A new street mapping project has been launched as part of the Smart Oxford smart cities initiative, which could one day transform how Oxford City Council (OCC) manages its services across the UK city, while also paving the way for the introduction of autonomous vehicles.
The project being trialled over the next few months by OCC and the University of Oxford’s Robotics Institute (ORI) will see sensors attached to a city council street cleaning vehicle operating in the city center to create 3D maps that can be used to trial the development of autonomous vehicles. At the same time, the research team at the ORI is exploring further data that may be obtained to help the OCC and its partners to better manage the city. The data that is being collected as part of the project will include:
• Road and pavement surface damage;
• Air quality;
• People numbers and movements;
• Litter and fly-tipping;
• Parked vehicles;
• Broken streetlights and signs;
• Heat loss from buildings.
The information will enable more effective planning from the city council and its partners, while creating records of unreported issues, such as fly-tipping, for the council to act upon. If the project is successful, the new innovations could see the council add the mapping tool to its fleet of vehicles. OCC is a founding partner of Smart Oxford, a strategic program of a wide range of city partners working together to develop and promote Oxford as a smart city.
The Smart Oxford project board acts to help initiate, orchestrate and support the smart city activities and projects being carried out, with the data from the 3D survey project to be published on the Oxfordshire Open Data platform and made available to the partners.
“Working with the Oxford Robotics Institute we are exploring how the city council’s fleet of street cleaners and refuse collection vehicles can be fitted with sensors, developed by the ORI, to map the city,” explained Sebastian Johnson, vice chairman of the Smart Oxford Board and project manager at OCC.
“At the same time we are looking to gather information and data that can help us improve the way we run the city as an efficient and effective council.
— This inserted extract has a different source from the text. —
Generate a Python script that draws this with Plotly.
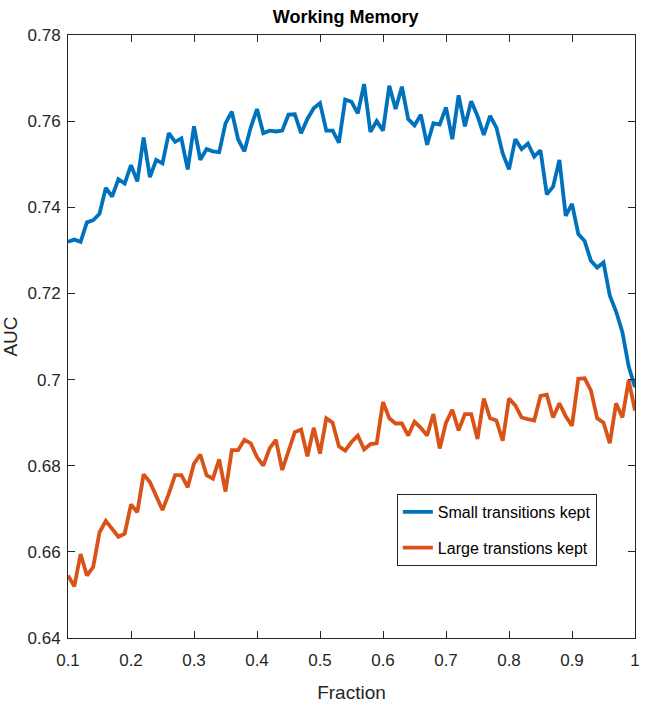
import plotly.graph_objects as go

fraction = [round(0.10 + 0.01 * i, 2) for i in range(91)]

small_kept = [
    0.7320, 0.7325, 0.7320, 0.7365, 0.7370, 0.7385, 0.7445, 0.7425, 0.7465, 0.7455,
    0.7498, 0.7460, 0.7562, 0.7470, 0.7510, 0.7502, 0.7572, 0.7552, 0.7560, 0.7488,
    0.7588, 0.7510, 0.7535, 0.7530, 0.7528, 0.7595, 0.7622, 0.7558, 0.7530, 0.7585,
    0.7628, 0.7572, 0.7578, 0.7576, 0.7578, 0.7615, 0.7616, 0.7572, 0.7605, 0.7630,
    0.7642, 0.7578, 0.7578, 0.7550, 0.7650, 0.7645, 0.7618, 0.7686, 0.7575, 0.7600,
    0.7578, 0.7682, 0.7628, 0.7680, 0.7605, 0.7590, 0.7615, 0.7545, 0.7595, 0.7592,
    0.7632, 0.7558, 0.7660, 0.7588, 0.7646, 0.7612, 0.7568, 0.7612, 0.7585, 0.7525,
    0.7488, 0.7558, 0.7535, 0.7548, 0.7518, 0.7532, 0.7430, 0.7448, 0.7510, 0.7380,
    0.7408, 0.7338, 0.7322, 0.7276, 0.7260, 0.7272, 0.7195, 0.7158, 0.7110, 0.7030,
    0.6982,
]

large_kept = [
    0.6545, 0.6520, 0.6595, 0.6545, 0.6565, 0.6645, 0.6672, 0.6655, 0.6635, 0.6642,
    0.6710, 0.6692, 0.6780, 0.6762, 0.6728, 0.6697, 0.6735, 0.6778, 0.6778, 0.6750,
    0.6805, 0.6826, 0.6778, 0.6770, 0.6815, 0.6740, 0.6836, 0.6836, 0.6860, 0.6852,
    0.6820, 0.6800, 0.6840, 0.6860, 0.6790, 0.6832, 0.6878, 0.6884, 0.6822, 0.6888,
    0.6828, 0.6910, 0.6900, 0.6845, 0.6835, 0.6855, 0.6870, 0.6838, 0.6850, 0.6852,
    0.6948, 0.6910, 0.6898, 0.6898, 0.6870, 0.6902, 0.6888, 0.6870, 0.6920, 0.6840,
    0.6900, 0.6930, 0.6882, 0.6920, 0.6920, 0.6862, 0.6956, 0.6910, 0.6905, 0.6858,
    0.6956, 0.6940, 0.6912, 0.6908, 0.6905, 0.6962, 0.6965, 0.6912, 0.6945, 0.6915,
    0.6893, 0.7002, 0.7003, 0.6975, 0.6910, 0.6900, 0.6852, 0.6945, 0.6912, 0.6998,
    0.6928,
]

x_ticks = [0.1, 0.2, 0.3, 0.4, 0.5, 0.6, 0.7, 0.8, 0.9, 1.0]
x_tick_labels = ["0.1", "0.2", "0.3", "0.4", "0.5", "0.6", "0.7", "0.8", "0.9", "1"]
y_ticks = [0.64, 0.66, 0.68, 0.70, 0.72, 0.74, 0.76, 0.78]
y_tick_labels = ["0.64", "0.66", "0.68", "0.7", "0.72", "0.74", "0.76", "0.78"]

FONT = "Liberation Sans, Arial, Helvetica, sans-serif"
AX = "#262626"

fig = go.Figure()
fig.add_trace(go.Scatter(x=fraction, y=small_kept, mode="lines",
                         name="Small transitions kept", legendgroup="s",
                         line=dict(color="#0072BD", width=3.8)))
fig.add_trace(go.Scatter(x=fraction, y=large_kept, mode="lines",
                         name="Large transtions kept", legendgroup="l",
                         line=dict(color="#D95319", width=3.8)))

axis_common = dict(showline=True, linecolor=AX, linewidth=1, mirror="ticks",
                   ticks="inside", ticklen=7, tickcolor=AX, tickwidth=1,
                   showgrid=False, zeroline=False,
                   tickfont=dict(family=FONT, size=17, color=AX))

fig.update_layout(
    width=646, height=708, autosize=False,
    paper_bgcolor="white", plot_bgcolor="white",
    margin=dict(l=68, r=6, t=35, b=70),
    title=dict(text="<b>Working Memory</b>", x=0.535, xanchor="center",
               y=1 - 16.5 / 708, yanchor="middle",
               font=dict(family=FONT, size=18, color="black")),
    xaxis=dict(range=[0.1, 1.0], tickvals=x_ticks, ticktext=x_tick_labels,
               ticklabelstandoff=7,
               title=dict(text="Fraction", font=dict(family=FONT, size=19, color=AX),
                          standoff=16),
               **axis_common),
    yaxis=dict(range=[0.64, 0.78], tickvals=y_ticks, ticktext=y_tick_labels,
               ticklabelstandoff=3,
               title=dict(text="AUC", font=dict(family=FONT, size=19, color=AX),
                          standoff=8),
               **axis_common),
    legend=dict(x=0.580, y=0.2388, xanchor="left", yanchor="top",
                bgcolor="white", bordercolor=AX, borderwidth=1,
                font=dict(family=FONT, size=16, color="black"),
                traceorder="grouped", tracegroupgap=12),
    showlegend=True,
)

fig.write_html("out.html", config={"displayModeBar": False},
               post_script="document.body.style.margin='0';")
Our open data platform will also allow innovators to explore and use the data to create new ideas and applications. Oxford is the home to world-leading mobile autonomy and robotics research and development, and the city council and our wider partners on the Smart Oxford Board are keen to support innovation and research to benefit those living in the city.”
Professor Paul Newman, professor of information engineering at the University of Oxford, commented, “We are really excited to be working in our home city with the city council to map and gather data using one of our NABU (NAvigation Base Unit) sensors on a street sweeper. This trial will help us with our own research for autonomous vehicles, and will help the council and other partners gather data that can improve the management and maintenance of the city.”